The Diamondback reported Tuesday the revamped graduate school now faces up to “several million dollars” of debt.

Wylie told the Graduate Council — an oversight board made up of graduate faculty members — “the previous dean had allocated $400,000 beyond the amount that was actually available to allocate,” according to minutes from a November meeting.

A staff member familiar with the distribution of fellowships said a cut in fellowship spending could have averted the shortfall, but the deans of the university’s 13 colleges pressured O’Connor to continue steady funding.

“That whole next year budget shouldn’t have been awarded in its entirety,” said a staff member who worked in the fellowship office while O’Connor oversaw the graduate school and who spoke on the condition of anonymity. “There was nothing he could do. It was an argument he could have never won.”

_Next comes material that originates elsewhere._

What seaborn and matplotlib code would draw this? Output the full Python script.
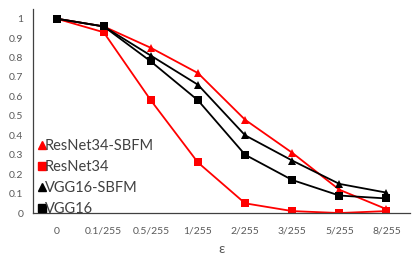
import matplotlib
matplotlib.use("Agg")
import matplotlib.pyplot as plt
from matplotlib.lines import Line2D
import seaborn as sns
import pandas as pd

categories = ["0", "0.1/255", "0.5/255", "1/255", "2/255", "3/255", "5/255", "8/255"]
resnet34_sbfm = [1.0, 0.96, 0.85, 0.72, 0.48, 0.31, 0.12, 0.02]
resnet34 = [1.0, 0.93, 0.58, 0.26, 0.05, 0.01, 0.0, 0.01]
vgg16_sbfm = [1.0, 0.96, 0.81, 0.66, 0.40, 0.27, 0.15, 0.105]
vgg16 = [1.0, 0.96, 0.78, 0.58, 0.30, 0.17, 0.09, 0.075]
series_names = ["ResNet34-SBFM", "ResNet34", "VGG16-SBFM", "VGG16"]
series_values = [resnet34_sbfm, resnet34, vgg16_sbfm, vgg16]
colors = ["#ff0000", "#ff0000", "#000000", "#000000"]
markers = ["^", "s", "^", "s"]

rows = []
for name, vals in zip(series_names, series_values):
    for c, v in zip(categories, vals):
        rows.append({"eps": c, "acc": v, "model": name})
df = pd.DataFrame(rows)

sns.set_theme(style="white")
plt.rcParams["font.family"] = ["Lato", "DejaVu Sans"]

fig = plt.figure(figsize=(4.15, 2.63), dpi=100)
ax = fig.add_axes([0.0795, 0.19, 0.9085, 0.776])

sns.lineplot(data=df, x="eps", y="acc", hue="model", style="model",
             hue_order=series_names, style_order=series_names,
             palette=dict(zip(series_names, colors)),
             markers=dict(zip(series_names, markers)),
             dashes=False, sort=False, markersize=6.2, linewidth=1.3,
             markeredgewidth=0, ax=ax, legend=False)

ax.set_xlim(-0.5, 7.5)
ax.set_ylim(0, 1.05)
ax.set_yticks([i / 10 for i in range(11)])
ax.set_yticklabels(["0", "0.1", "0.2", "0.3", "0.4", "0.5", "0.6", "0.7", "0.8", "0.9", "1"])
ax.tick_params(axis="both", labelsize=7.5, labelcolor="#595959")
ax.tick_params(axis="x", length=0, pad=10)
ax.tick_params(axis="y", length=3, width=0.8, direction="out", color="#404040", pad=4)
for s in ["top", "right"]:
    ax.spines[s].set_visible(False)
for s in ["left", "bottom"]:
    ax.spines[s].set_color("#404040")
    ax.spines[s].set_linewidth(0.9)
ax.set_ylabel("")
ax.set_xlabel("ε", fontsize=10, color="#595959", labelpad=5)

handles = [Line2D([], [], color=c, marker=m, linestyle="None", markersize=5.5)
           for c, m in zip(colors, markers)]
leg = ax.legend(handles, series_names, loc="lower left", bbox_to_anchor=(-0.005, -0.05),
                frameon=False, fontsize=10.5,
                handlelength=0.45, handletextpad=0.0,
                labelspacing=0.47, borderaxespad=0.2, borderpad=0.3)
for t in leg.get_texts():
    t.set_color("#404040")

fig.savefig("out.png", dpi=100)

The graduate school reduced its fellowship allocation from $4.6 million to $4.4 million, with the $200,000 to pay off a portion of the debt, according to the November meeting minutes. The graduate school wanted to fund dissertation fellowships — a new initiative — but cannot next year to pay off some of the debt.

“The losers will be the dissertation fellowships,” Wylie said in the November meeting.

In addition, the graduate school offered more fellowship funding than was available, and more students than they expected accepted the grants. The debt multiplies because the graduate school also has to pay for students’ tuition remission.

The graduate school borrowed the money from the university, which will take the next three years to pay. In the meantime, the graduate school will curtail its expenses.

The fellowship office was dismantled last February and shifted its responsibilities to the 13 colleges beginning last semester. The graduate school decides the allotment for each college, and the respective deans decide how many fellowships they distribute.

Gay Gullickson, associate dean of the graduate school, emphasized that while the graduate school faces several problems, students will benefit from the fellowships.

“It was no one’s intention to sink us into the hole,” she said.

At the time of O’Connor’s resignation, The Diamondback reported O’Connor and Mote had frequent clashes, resulting in tumultuous cabinet meetings and bruised egos. O’Connor came to the university after being forced to resign as chancellor of the University of Pittsburgh in 1995, where he was accused of overspending and upsetting faculty.